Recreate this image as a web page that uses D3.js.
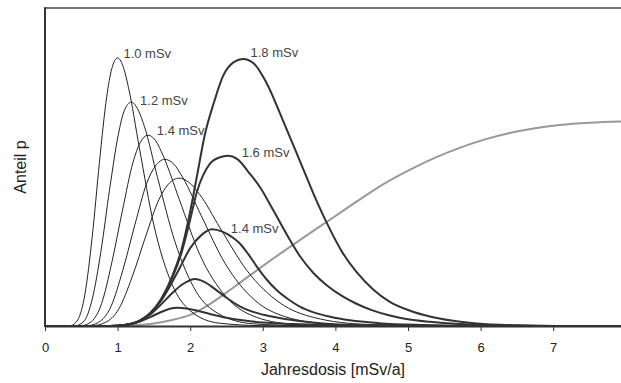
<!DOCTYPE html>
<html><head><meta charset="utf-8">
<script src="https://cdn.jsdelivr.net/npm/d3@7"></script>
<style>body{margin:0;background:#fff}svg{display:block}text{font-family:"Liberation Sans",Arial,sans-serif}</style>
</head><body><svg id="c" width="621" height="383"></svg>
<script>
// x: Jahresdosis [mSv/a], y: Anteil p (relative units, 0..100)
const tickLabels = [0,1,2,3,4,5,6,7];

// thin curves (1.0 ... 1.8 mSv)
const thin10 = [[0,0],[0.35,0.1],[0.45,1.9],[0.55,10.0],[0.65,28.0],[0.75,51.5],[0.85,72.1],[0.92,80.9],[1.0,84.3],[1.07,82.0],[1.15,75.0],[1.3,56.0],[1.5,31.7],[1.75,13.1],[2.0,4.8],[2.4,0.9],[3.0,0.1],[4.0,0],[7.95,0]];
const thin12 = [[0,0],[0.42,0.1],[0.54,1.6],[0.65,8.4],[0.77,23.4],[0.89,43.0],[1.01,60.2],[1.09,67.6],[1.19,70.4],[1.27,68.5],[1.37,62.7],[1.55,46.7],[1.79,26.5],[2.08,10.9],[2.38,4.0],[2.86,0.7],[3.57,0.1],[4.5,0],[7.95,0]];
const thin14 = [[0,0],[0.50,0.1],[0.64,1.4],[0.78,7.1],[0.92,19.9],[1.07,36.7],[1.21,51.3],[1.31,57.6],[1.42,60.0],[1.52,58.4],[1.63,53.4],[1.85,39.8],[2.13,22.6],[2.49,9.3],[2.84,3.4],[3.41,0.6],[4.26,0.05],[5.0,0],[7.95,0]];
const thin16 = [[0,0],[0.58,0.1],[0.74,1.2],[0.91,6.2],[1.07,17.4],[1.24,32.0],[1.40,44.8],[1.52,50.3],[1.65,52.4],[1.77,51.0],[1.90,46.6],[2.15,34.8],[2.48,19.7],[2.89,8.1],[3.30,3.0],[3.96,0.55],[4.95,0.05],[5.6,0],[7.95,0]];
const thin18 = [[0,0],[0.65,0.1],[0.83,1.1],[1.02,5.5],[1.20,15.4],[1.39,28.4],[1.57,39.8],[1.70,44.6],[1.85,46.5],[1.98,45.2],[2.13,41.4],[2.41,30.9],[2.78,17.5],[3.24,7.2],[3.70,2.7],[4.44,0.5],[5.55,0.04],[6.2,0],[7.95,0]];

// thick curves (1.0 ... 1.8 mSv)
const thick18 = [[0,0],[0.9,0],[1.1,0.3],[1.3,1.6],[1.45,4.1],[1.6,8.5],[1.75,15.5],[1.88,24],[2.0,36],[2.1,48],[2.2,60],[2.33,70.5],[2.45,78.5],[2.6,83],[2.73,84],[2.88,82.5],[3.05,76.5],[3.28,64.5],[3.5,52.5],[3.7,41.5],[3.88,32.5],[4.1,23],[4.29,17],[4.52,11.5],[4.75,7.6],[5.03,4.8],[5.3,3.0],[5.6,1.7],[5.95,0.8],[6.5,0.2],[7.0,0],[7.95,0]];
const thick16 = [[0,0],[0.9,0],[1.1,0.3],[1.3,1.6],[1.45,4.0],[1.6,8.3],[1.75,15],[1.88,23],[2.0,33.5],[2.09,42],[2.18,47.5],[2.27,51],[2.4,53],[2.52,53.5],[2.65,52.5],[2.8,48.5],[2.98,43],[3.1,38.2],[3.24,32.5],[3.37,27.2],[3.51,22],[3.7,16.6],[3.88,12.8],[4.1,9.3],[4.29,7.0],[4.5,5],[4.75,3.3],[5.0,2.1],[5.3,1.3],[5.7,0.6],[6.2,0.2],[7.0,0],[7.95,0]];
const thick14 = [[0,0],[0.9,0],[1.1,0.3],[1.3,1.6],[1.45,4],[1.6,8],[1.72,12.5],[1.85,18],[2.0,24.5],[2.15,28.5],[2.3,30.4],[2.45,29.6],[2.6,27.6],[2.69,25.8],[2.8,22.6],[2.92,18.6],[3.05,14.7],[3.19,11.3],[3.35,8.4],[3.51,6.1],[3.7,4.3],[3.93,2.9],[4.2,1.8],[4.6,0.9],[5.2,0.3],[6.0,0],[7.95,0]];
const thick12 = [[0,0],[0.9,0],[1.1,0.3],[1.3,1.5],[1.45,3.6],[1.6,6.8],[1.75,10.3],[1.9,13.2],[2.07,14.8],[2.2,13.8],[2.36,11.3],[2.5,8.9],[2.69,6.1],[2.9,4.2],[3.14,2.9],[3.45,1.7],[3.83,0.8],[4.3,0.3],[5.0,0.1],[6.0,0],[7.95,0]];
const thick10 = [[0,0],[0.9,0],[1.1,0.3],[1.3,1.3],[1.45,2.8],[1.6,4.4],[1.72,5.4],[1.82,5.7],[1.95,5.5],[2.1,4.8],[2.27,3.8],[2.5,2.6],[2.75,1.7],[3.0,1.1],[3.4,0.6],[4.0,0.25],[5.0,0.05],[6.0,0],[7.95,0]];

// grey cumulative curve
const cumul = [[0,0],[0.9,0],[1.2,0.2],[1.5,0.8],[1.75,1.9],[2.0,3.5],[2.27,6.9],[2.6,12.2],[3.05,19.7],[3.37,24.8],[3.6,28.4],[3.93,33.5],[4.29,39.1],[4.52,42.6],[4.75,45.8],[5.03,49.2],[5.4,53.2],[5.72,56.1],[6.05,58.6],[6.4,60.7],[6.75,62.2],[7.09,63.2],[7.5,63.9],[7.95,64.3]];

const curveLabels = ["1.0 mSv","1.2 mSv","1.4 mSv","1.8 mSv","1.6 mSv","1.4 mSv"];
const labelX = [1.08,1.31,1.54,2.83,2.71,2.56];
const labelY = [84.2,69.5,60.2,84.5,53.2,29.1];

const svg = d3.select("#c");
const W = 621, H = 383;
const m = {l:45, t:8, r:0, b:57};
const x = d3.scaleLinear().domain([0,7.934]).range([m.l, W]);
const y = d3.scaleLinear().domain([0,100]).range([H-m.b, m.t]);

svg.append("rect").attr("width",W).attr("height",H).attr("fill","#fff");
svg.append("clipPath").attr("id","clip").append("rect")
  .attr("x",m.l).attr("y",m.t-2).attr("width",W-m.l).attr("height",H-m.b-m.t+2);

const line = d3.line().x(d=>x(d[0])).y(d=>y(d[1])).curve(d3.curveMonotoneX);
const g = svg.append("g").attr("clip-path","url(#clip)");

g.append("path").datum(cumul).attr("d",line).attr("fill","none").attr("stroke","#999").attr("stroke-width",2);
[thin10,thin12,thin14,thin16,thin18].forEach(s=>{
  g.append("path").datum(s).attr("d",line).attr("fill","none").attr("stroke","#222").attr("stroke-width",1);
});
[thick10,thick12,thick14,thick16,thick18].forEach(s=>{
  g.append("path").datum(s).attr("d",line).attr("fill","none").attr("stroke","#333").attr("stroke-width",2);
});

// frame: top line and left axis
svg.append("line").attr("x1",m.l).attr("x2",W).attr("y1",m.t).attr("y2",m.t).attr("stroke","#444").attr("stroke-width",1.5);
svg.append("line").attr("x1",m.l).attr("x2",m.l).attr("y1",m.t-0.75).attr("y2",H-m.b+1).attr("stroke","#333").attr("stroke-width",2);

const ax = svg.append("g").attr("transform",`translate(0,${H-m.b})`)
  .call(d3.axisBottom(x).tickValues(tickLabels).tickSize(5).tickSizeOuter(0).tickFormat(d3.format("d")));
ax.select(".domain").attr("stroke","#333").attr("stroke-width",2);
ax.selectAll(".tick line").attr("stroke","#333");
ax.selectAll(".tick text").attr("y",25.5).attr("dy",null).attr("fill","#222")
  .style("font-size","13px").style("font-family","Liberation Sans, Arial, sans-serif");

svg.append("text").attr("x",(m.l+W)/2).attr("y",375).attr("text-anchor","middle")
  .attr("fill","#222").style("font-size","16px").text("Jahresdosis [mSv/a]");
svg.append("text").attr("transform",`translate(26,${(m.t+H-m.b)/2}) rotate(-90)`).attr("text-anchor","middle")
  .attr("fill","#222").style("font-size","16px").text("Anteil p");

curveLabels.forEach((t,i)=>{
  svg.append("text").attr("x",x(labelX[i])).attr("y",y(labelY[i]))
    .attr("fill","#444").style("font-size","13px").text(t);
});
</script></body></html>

++++++++++

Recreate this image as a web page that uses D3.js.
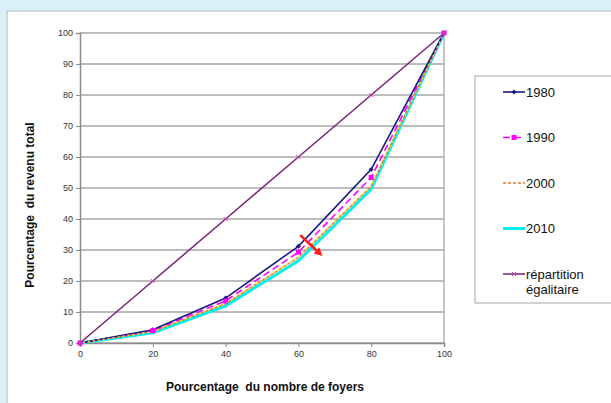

++++++++++

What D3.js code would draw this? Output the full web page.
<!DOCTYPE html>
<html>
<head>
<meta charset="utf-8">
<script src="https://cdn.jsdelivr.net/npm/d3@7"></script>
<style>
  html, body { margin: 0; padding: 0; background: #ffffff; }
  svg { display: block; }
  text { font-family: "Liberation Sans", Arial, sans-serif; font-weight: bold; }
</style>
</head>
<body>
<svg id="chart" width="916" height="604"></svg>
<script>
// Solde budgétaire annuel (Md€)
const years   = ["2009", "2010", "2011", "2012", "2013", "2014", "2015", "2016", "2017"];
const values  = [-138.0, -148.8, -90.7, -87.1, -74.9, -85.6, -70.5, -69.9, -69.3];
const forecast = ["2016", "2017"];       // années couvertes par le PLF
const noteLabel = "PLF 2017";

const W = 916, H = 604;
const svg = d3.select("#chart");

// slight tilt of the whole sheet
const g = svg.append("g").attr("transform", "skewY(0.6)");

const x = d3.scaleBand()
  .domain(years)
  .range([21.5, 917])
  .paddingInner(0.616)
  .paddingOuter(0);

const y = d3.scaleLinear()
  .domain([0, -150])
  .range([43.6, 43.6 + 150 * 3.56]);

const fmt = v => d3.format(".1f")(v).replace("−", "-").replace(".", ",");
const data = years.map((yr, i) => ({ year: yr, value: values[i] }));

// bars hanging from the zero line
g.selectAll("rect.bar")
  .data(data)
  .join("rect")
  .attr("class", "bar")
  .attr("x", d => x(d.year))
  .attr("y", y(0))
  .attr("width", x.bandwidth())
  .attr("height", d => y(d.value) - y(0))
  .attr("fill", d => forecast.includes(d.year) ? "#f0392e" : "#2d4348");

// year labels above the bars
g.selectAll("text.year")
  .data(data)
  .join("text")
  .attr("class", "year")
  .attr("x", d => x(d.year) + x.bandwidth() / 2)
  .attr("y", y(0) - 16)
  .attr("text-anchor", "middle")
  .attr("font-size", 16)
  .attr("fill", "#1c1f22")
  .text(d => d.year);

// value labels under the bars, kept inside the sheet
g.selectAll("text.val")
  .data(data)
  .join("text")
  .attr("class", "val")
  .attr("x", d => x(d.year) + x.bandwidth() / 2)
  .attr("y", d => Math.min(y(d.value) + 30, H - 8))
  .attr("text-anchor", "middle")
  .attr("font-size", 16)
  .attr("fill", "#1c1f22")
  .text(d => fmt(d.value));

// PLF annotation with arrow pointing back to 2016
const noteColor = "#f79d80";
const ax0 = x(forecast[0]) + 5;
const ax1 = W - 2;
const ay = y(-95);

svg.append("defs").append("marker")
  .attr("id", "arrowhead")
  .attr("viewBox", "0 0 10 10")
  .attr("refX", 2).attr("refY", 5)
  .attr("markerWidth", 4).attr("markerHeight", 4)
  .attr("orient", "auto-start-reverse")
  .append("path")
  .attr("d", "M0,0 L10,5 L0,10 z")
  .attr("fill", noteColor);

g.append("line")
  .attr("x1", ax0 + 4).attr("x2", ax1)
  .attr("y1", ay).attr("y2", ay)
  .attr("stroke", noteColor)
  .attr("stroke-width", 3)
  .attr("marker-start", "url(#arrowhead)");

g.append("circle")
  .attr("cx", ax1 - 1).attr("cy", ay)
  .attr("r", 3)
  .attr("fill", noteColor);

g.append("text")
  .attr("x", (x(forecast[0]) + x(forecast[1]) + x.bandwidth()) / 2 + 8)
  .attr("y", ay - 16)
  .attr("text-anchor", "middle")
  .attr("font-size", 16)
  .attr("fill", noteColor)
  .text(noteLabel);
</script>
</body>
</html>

++++++++++

**What needs to be done**
Exactly reproduce the lines that run from the line bearing "What D3.js code" through the line bearing "const data = years.map((yr, i)", with both end lines included.

**Answer in full**
What D3.js code would draw this? Output the full web page.
<!DOCTYPE html>
<html>
<head>
<meta charset="utf-8">
<script src="https://cdn.jsdelivr.net/npm/d3@7"></script>
<style>
  html, body { margin: 0; padding: 0; background: #ffffff; }
  svg { display: block; }
  text { font-family: "Liberation Sans", Arial, sans-serif; font-weight: bold; }
</style>
</head>
<body>
<svg id="chart" width="916" height="604"></svg>
<script>
// Solde budgétaire annuel (Md€)
const years   = ["2009", "2010", "2011", "2012", "2013", "2014", "2015", "2016", "2017"];
const values  = [-138.0, -148.8, -90.7, -87.1, -74.9, -85.6, -70.5, -69.9, -69.3];
const forecast = ["2016", "2017"];       // années couvertes par le PLF
const noteLabel = "PLF 2017";

const W = 916, H = 604;
const svg = d3.select("#chart");

// slight tilt of the whole sheet
const g = svg.append("g").attr("transform", "skewY(0.6)");

const x = d3.scaleBand()
  .domain(years)
  .range([21.5, 917])
  .paddingInner(0.616)
  .paddingOuter(0);

const y = d3.scaleLinear()
  .domain([0, -150])
  .range([43.6, 43.6 + 150 * 3.56]);

const fmt = v => d3.format(".1f")(v).replace("−", "-").replace(".", ",");
const data = years.map((yr, i) => ({ year: yr, value: values[i] }));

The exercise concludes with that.